Figure 7.14 Correlations of current best estimates of amounts of (A-E) total monomeric derivatives re­leasable by thioacidolysis as a function of estimated AcBr lignin contents);(F) 8-1′ dimeric derivatives after thioacidolysis follow by desulphurization as a function of estimated AcBr lignin contents;8-5′ (G), 5-5′ (H) and 5-0-4′ (I) dimeric derivatives after thioacidolysis followed by desulphurization as a function of total releasable monomeric derivatives by thioacidolysis;(J) 8-8′ dimeric derivatives after thioacidolysis followed by desulphurization as a function of total S unit releasable monomeric derivatives by thioacidol­ysis.

the notion of a seamless random coupling/combinatorial chemistry being in effect (175). On the other hand, the overall amounts of H-moieties appeared to increase slightly over that of wild-type levels, but where designated patterns of a subset of interunit linkage frequencies (for the products released) were being maintained (relative to wild-type lignin) until the overall deposition process was prematurely terminated — for reasons still to be determined. Such reasons for terminating this process could include the plant perceiving that the biophysical properties of the H-lignin being deposited in the cell wall were, for example, limiting and/or defective in some way, e. g., through feedback inhibition. Nevertheless, the partial replacement of G/S moieties by H-monomers can presumably be explained via limited substrate degeneracy during lignin template polymerization.

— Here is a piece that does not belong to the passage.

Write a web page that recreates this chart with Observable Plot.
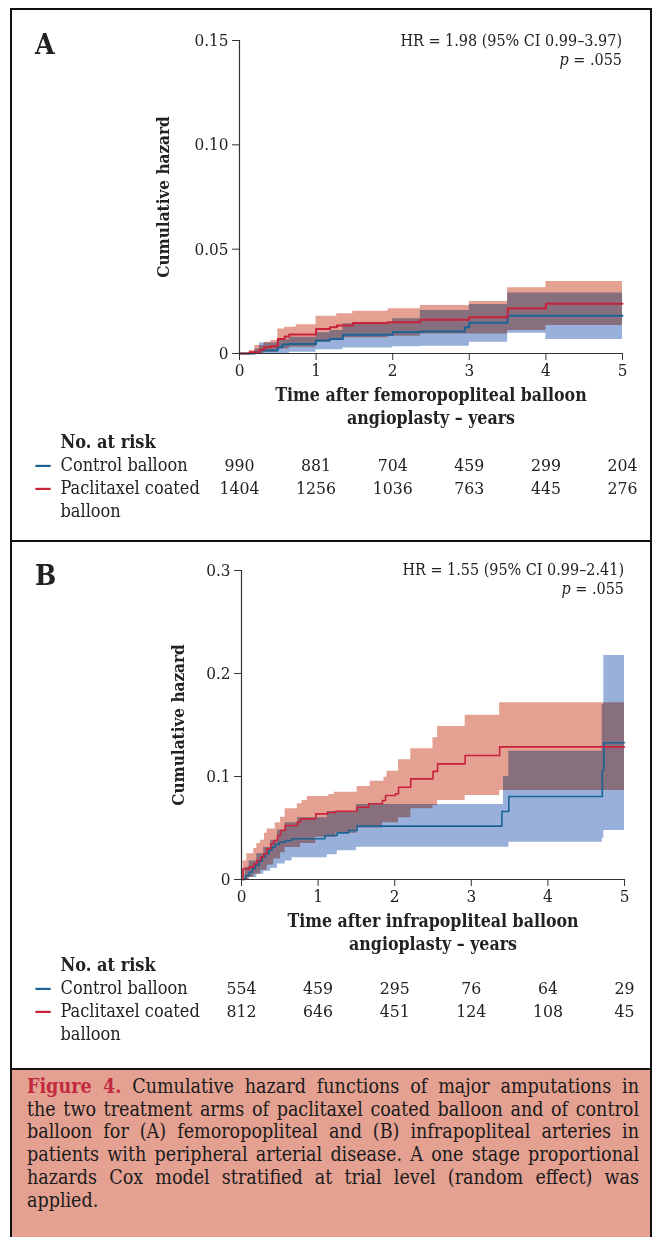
<!DOCTYPE html>
<html><head><meta charset="utf-8">
<script src="https://cdn.jsdelivr.net/npm/d3@7"></script>
<script src="https://cdn.jsdelivr.net/npm/@observablehq/plot@0.6"></script>
<style>
html,body{margin:0;padding:0;background:#fff;}
#page{position:relative;width:662px;height:1237px;overflow:hidden;font-family:"DejaVu Serif Condensed","DejaVu Serif",serif;color:#222;}
#frame{position:absolute;left:10px;top:8px;width:638px;height:1300px;border:2px solid #111;border-bottom:none;}
.divider{position:absolute;left:10px;width:642px;height:2px;background:#111;}
.panel{position:absolute;left:0;}
.letter{position:absolute;font-weight:bold;font-size:28px;}
.stat{position:absolute;right:40px;font-size:16px;text-align:right;white-space:nowrap;}
#caption{position:absolute;left:10px;top:1068px;width:612px;height:200px;background:#e4a192;border:2px solid #111;border-bottom:none;padding:6px 11px 0 15px;font-family:"DejaVu Serif Condensed","DejaVu Serif",serif;font-size:19.5px;line-height:22.7px;color:#1a1a1a;}
#caption .ln{text-align:justify;text-align-last:justify;white-space:nowrap;}
#caption .ln.last{text-align-last:left;}
#caption b{color:#c22a3e;}
</style>
</head><body>
<div id="page">
  <div id="frame"></div>
  <div class="divider" style="top:540px"></div>
  <div class="panel" id="pa" style="top:0"></div>
  <div class="panel" id="pb" style="top:540px"></div>
  <div class="letter" style="left:35px;top:28px">A</div>
  <div class="stat" style="top:31px">HR = 1.98 (95% CI 0.99–3.97)</div>
  <div class="stat" style="top:50px"><i>p</i> = .055</div>
  <div class="letter" style="left:35px;top:559px">B</div>
  <div class="stat" style="top:560px;right:38px">HR = 1.55 (95% CI 0.99–2.41)</div>
  <div class="stat" style="top:579px;right:38px"><i>p</i> = .055</div>
  <div id="caption">
    <div class="ln"><b>Figure 4.</b> Cumulative hazard functions of major amputations in</div>
    <div class="ln">the two treatment arms of paclitaxel coated balloon and of control</div>
    <div class="ln">balloon for (A) femoropopliteal and (B) infrapopliteal arteries in</div>
    <div class="ln">patients with peripheral arterial disease. A one stage proportional</div>
    <div class="ln">hazards Cox model stratified at trial level (random effect) was</div>
    <div class="ln last">applied.</div>
  </div>
</div>
<script>
// ---------- shared ----------
const xTicks = [0, 1, 2, 3, 4, 5];
const seriesNames = ["Control balloon", "Paclitaxel coated", "balloon"];

// ---------- Panel A: femoropopliteal ----------
const aYTicks = [0, 0.05, 0.10, 0.15];
const aYTickLabels = ["0", "0.05", "0.10", "0.15"];
const aCtrlT   = [0, 0.20, 0.26, 0.50, 0.56, 0.65, 1.00, 1.18, 1.35, 2.00, 2.36, 2.94, 3.00, 3.50, 5.00];
const aCtrlEst = [0, 0.0006, 0.0014, 0.0030, 0.0043, 0.0046, 0.0062, 0.0070, 0.0090, 0.0102, 0.0105, 0.0126, 0.0147, 0.0181, 0.0181];
const aCtrlBandT = [0, 0.20, 0.26, 0.50, 0.65, 1.00, 1.18, 1.35, 2.00, 2.36, 3.00, 3.50, 4.00, 5.00];
const aCtrlLo    = [0, 0, 0, 0, 0.0006, 0.0018, 0.0018, 0.0026, 0.0032, 0.0035, 0.0054, 0.0097, 0.0067, 0.0067];
const aCtrlHi    = [0, 0.0022, 0.0050, 0.0066, 0.0078, 0.0099, 0.0110, 0.0142, 0.0166, 0.0206, 0.0235, 0.0290, 0.0290, 0.0290];
const aPacT   = [0, 0.13, 0.26, 0.32, 0.41, 0.50, 0.59, 0.65, 1.00, 1.18, 1.27, 1.48, 1.94, 2.36, 3.00, 3.50, 4.00, 5.00];
const aPacEst = [0, 0.0006, 0.0018, 0.0030, 0.0035, 0.0070, 0.0082, 0.0091, 0.0118, 0.0126, 0.0134, 0.0146, 0.0150, 0.0162, 0.0174, 0.0216, 0.0238, 0.0238];
const aPacBandT = [0, 0.13, 0.20, 0.32, 0.41, 0.50, 0.59, 0.65, 0.74, 1.00, 1.18, 1.27, 1.35, 1.48, 1.94, 2.36, 3.00, 3.50, 4.00, 5.00];
const aPacLo    = [0, 0, 0, 0.0006, 0.0006, 0.0022, 0.0022, 0.0030, 0.0030, 0.0054, 0.0062, 0.0062, 0.0075, 0.0075, 0.0083, 0.0094, 0.0094, 0.0110, 0.0134, 0.0134];
const aPacHi    = [0, 0.0014, 0.0038, 0.0054, 0.0062, 0.0118, 0.0126, 0.0126, 0.0138, 0.0178, 0.0178, 0.0190, 0.0190, 0.0202, 0.0214, 0.0230, 0.0249, 0.0315, 0.0345, 0.0345];
const aCtrlRisk = [990, 881, 704, 459, 299, 204];
const aPacRisk  = [1404, 1256, 1036, 763, 445, 276];
const aXTitle = ["Time after femoropopliteal balloon", "angioplasty – years"];

// ---------- Panel B: infrapopliteal ----------
const bYTicks = [0, 0.1, 0.2, 0.3];
const bYTickLabels = ["0", "0.1", "0.2", "0.3"];
const bCtrlT   = [0, 0.05, 0.10, 0.14, 0.18, 0.23, 0.27, 0.31, 0.36, 0.40, 0.44, 0.49, 0.57, 0.66, 1.09, 1.25, 1.40, 1.51, 3.40, 3.49, 4.71, 4.73, 5.00];
const bCtrlEst = [0, 0.0039, 0.0071, 0.0104, 0.0136, 0.0178, 0.0217, 0.0250, 0.0288, 0.0314, 0.0340, 0.0362, 0.0379, 0.0395, 0.0427, 0.0453, 0.0476, 0.0518, 0.0660, 0.0806, 0.1058, 0.1327, 0.1327];
const bCtrlBandT = [0, 0.05, 0.10, 0.20, 0.29, 0.38, 0.47, 0.57, 0.66, 0.73, 1.12, 1.25, 1.50, 3.42, 3.49, 4.71, 4.73, 5.00];
const bCtrlLo    = [0, 0, 0.002, 0.005, 0.008, 0.011, 0.015, 0.018, 0.021, 0.021, 0.024, 0.028, 0.0314, 0.0314, 0.0362, 0.0400, 0.0476, 0.0476];
const bCtrlHi    = [0, 0.012, 0.018, 0.025, 0.031, 0.038, 0.048, 0.055, 0.055, 0.060, 0.066, 0.066, 0.0728, 0.1000, 0.1246, 0.1700, 0.2175, 0.2175];
const bPacT   = [0, 0.02, 0.10, 0.16, 0.20, 0.25, 0.29, 0.33, 0.38, 0.42, 0.47, 0.51, 0.57, 0.73, 0.77, 0.97, 1.12, 1.23, 1.51, 1.66, 1.84, 1.88, 2.01, 2.05, 2.21, 2.50, 2.56, 2.92, 3.37, 5.00];
const bPacEst = [0, 0.0104, 0.0120, 0.0152, 0.0185, 0.0217, 0.0250, 0.0298, 0.0346, 0.0379, 0.0427, 0.0476, 0.0524, 0.0557, 0.0589, 0.0637, 0.0650, 0.0663, 0.0702, 0.0735, 0.0767, 0.0815, 0.0832, 0.0896, 0.0977, 0.1050, 0.1123, 0.1204, 0.1288, 0.1288];
const bPacBandT = [0, 0.02, 0.07, 0.10, 0.16, 0.20, 0.25, 0.30, 0.335, 0.42, 0.44, 0.51, 0.57, 0.73, 0.77, 0.79, 0.86, 0.97, 1.14, 1.21, 1.23, 1.51, 1.68, 1.84, 1.86, 1.90, 2.05, 2.21, 2.50, 2.56, 2.92, 3.37, 5.00];
const bPacLo    = [0, 0, 0, 0.002, 0.005, 0.005, 0.009, 0.009, 0.014, 0.020, 0.020, 0.026, 0.031, 0.031, 0.035, 0.035, 0.035, 0.041, 0.041, 0.041, 0.045, 0.050, 0.050, 0.055, 0.055, 0.055, 0.060, 0.0686, 0.0718, 0.0767, 0.0816, 0.0864, 0.0864];
const bPacHi    = [0, 0.018, 0.025, 0.025, 0.030, 0.035, 0.038, 0.045, 0.049, 0.049, 0.055, 0.0605, 0.0686, 0.0735, 0.0735, 0.0767, 0.0806, 0.0806, 0.0825, 0.0848, 0.0848, 0.0903, 0.0955, 0.0955, 0.0993, 0.1052, 0.1162, 0.1269, 0.1376, 0.1485, 0.1595, 0.1715, 0.1715];
const bCtrlRisk = [554, 459, 295, 76, 64, 29];
const bPacRisk  = [812, 646, 451, 124, 108, 45];
const bXTitle = ["Time after infrapopliteal balloon", "angioplasty – years"];

// ---------- colours ----------
const BLUE = "#1b6395", RED = "#c8213b";
const BLUE_FILL = "#98b0da", RED_FILL = "#e4a192";

function rows(T, a, b) { return T.map((t, i) => ({t, v: a[i], w: b ? b[i] : undefined})); }

function panel(c) {
  const ctrlLine = rows(c.ctrlT, c.ctrlEst);
  const pacLine = rows(c.pacT, c.pacEst);
  const ctrlBand = rows(c.ctrlBandT, c.ctrlLo, c.ctrlHi);
  const pacBand = rows(c.pacBandT, c.pacLo, c.pacHi);
  const lab = new Map(c.yTicks.map((d, i) => [d, c.yLabels[i]]));
  const L = 60 - c.ml;  // row label offset from frame left
  const txt = {frameAnchor: "bottom-left", textAnchor: "start", fontSize: 18};
  return Plot.plot({
    width: 662, height: c.height,
    marginLeft: c.ml, marginRight: c.mr, marginTop: c.mt, marginBottom: c.mb,
    x: {domain: [0, 5]},
    y: {domain: c.yDomain},
    style: {fontFamily: "'DejaVu Serif Condensed', 'DejaVu Serif', serif", fontSize: "17px", color: "#222", background: "transparent", overflow: "visible"},
    marks: [
      Plot.areaY(ctrlBand, {x: "t", y1: "v", y2: "w", curve: "step-after", fill: BLUE_FILL}),
      Plot.areaY(pacBand, {x: "t", y1: "v", y2: "w", curve: "step-after", fill: RED_FILL, mixBlendMode: "multiply"}),
      Plot.lineY(ctrlLine, {x: "t", y: "v", curve: "step-after", stroke: BLUE, strokeWidth: c.sw}),
      Plot.lineY(pacLine, {x: "t", y: "v", curve: "step-after", stroke: RED, strokeWidth: c.sw}),
      Plot.ruleX([0], {stroke: "#333", strokeWidth: 1.2}),
      Plot.ruleY([0], {stroke: "#333", strokeWidth: 1.2}),
      Plot.axisX({ticks: xTicks, tickFormat: d => String(d), tickSize: 7, tickPadding: 3, label: null, stroke: "#333", fontSize: 17}),
      Plot.axisY({ticks: c.yTicks, tickFormat: d => lab.get(d), tickSize: 7, tickPadding: 4, label: null, stroke: "#333", fontSize: 17}),
      Plot.text(["Cumulative hazard"], {frameAnchor: "left", textAnchor: "middle", dx: c.ytx - c.ml, rotate: -90, fontWeight: "bold", fontSize: 17}),
      Plot.text([c.xTitle[0]], {frameAnchor: "bottom", textAnchor: "middle", dy: c.t1, fontWeight: "bold", fontSize: 17.6}),
      Plot.text([c.xTitle[1]], {frameAnchor: "bottom", textAnchor: "middle", dy: c.t1 + 23, fontWeight: "bold", fontSize: 17.6}),
      Plot.text(["No. at risk"], {...txt, dx: L, dy: c.r0, fontWeight: "bold"}),
      Plot.text(["—"], {...txt, dx: 34 - c.ml, dy: c.r0 + 23, fill: BLUE, fontSize: 19, fontWeight: "bold"}),
      Plot.text(["—"], {...txt, dx: 34 - c.ml, dy: c.r0 + 46, fill: RED, fontSize: 19, fontWeight: "bold"}),
      Plot.text([seriesNames[0]], {...txt, dx: L, dy: c.r0 + 23}),
      Plot.text([seriesNames[1]], {...txt, dx: L, dy: c.r0 + 46}),
      Plot.text([seriesNames[2]], {...txt, dx: L, dy: c.r0 + 69}),
      Plot.text(xTicks, {x: d => d, frameAnchor: "bottom", dy: c.r0 + 23, text: (d, i) => String(c.ctrlRisk[i]), fontSize: 17.5}),
      Plot.text(xTicks, {x: d => d, frameAnchor: "bottom", dy: c.r0 + 46, text: (d, i) => String(c.pacRisk[i]), fontSize: 17.5})
    ]
  });
}

document.getElementById("pa").append(panel({
  height: 540, ml: 239, mr: 40, mt: 40, mb: 187, sw: 2, ytx: 163, t1: 47, r0: 94,
  yDomain: [0, 0.15], yTicks: aYTicks, yLabels: aYTickLabels, xTitle: aXTitle,
  ctrlT: aCtrlT, ctrlEst: aCtrlEst, ctrlBandT: aCtrlBandT, ctrlLo: aCtrlLo, ctrlHi: aCtrlHi,
  pacT: aPacT, pacEst: aPacEst, pacBandT: aPacBandT, pacLo: aPacLo, pacHi: aPacHi,
  ctrlRisk: aCtrlRisk, pacRisk: aPacRisk
}));
document.getElementById("pb").append(panel({
  height: 520, ml: 241, mr: 38, mt: 30, mb: 181, sw: 1.6, ytx: 178, t1: 47, r0: 91,
  yDomain: [0, 0.3], yTicks: bYTicks, yLabels: bYTickLabels, xTitle: bXTitle,
  ctrlT: bCtrlT, ctrlEst: bCtrlEst, ctrlBandT: bCtrlBandT, ctrlLo: bCtrlLo, ctrlHi: bCtrlHi,
  pacT: bPacT, pacEst: bPacEst, pacBandT: bPacBandT, pacLo: bPacLo, pacHi: bPacHi,
  ctrlRisk: bCtrlRisk, pacRisk: bPacRisk
}));
</script>
</body></html>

Reduction in lignin contents have also been reported with HCT silencing in Nicotiana benthamiana and Arabidopsis (219, 220). For example, RNA silencing was achieved in Ara — bidopsis (ecotype Columbia) by transformation with a hairpin repeat of a portion of the HCT gene whereas in N. benthamiana, a tobacco rattle virus (TRV)-based virus-induced gene silencing (VIGS) system was used (219). In Arabidopsis, this resulted in stunted plants with apparently reduced lignin levels based on collapsed xylem cells (220). The yields of thioacidolysis monomers 54-56 of stems from 2-month-old plants were, however, very low, i. e., ~75.7 ^mol g-1 dry sample for the wild type and only ~1.0 ^mol g-1 dry sample for the silenced line (HCT-). Such values for the wild type (control) are uncharacteristically low and presumably indicate that the lines were of an unknown maturation state, and/or were defective in some manner, and/or the analyses had yielded unreliable data; in our studies and others, the thioacidolysis yields are reproducibly ~350 ^mol g-1 dry sample (cell wall residue, CWR) for wild-type lines at plant maturity (see Figures 7.14A-E). Thus, these data again underscore the need to determine at the minimum lignin contents and compositions at several stages until maturation has definitively been reached, rather than the single point analyses that have become typical of most studies in this field. On the other hand, the H:G:S ratios of 1:83:16 in wild type were now 83:12:2 in the HCT- line in agreement with HCT involvement in G/S lignin biosynthesis. In N. benthamiana, plants ranging from no visual growth phenotype to severely stunted phenotypes were also obtained, yet with estimated lignin levels decreased only by ~ 15% of wild type in the HCT-silenced plants as measured by the Klason method, i. e., the results for both species were apparently quite different in terms of effects on lignification. Although the reasons are not yet known for these differences, Arabidopsis and tobacco differ in having only one HCT homologue in the former, whereas in the latter both HCT/HQT enzymes are present. Yet, HQT silencing was also studied in tomato (Lycopersicum esculentum) where it was shown to only affect chlorogenic acid (26) levels but not lignin content/composition (111).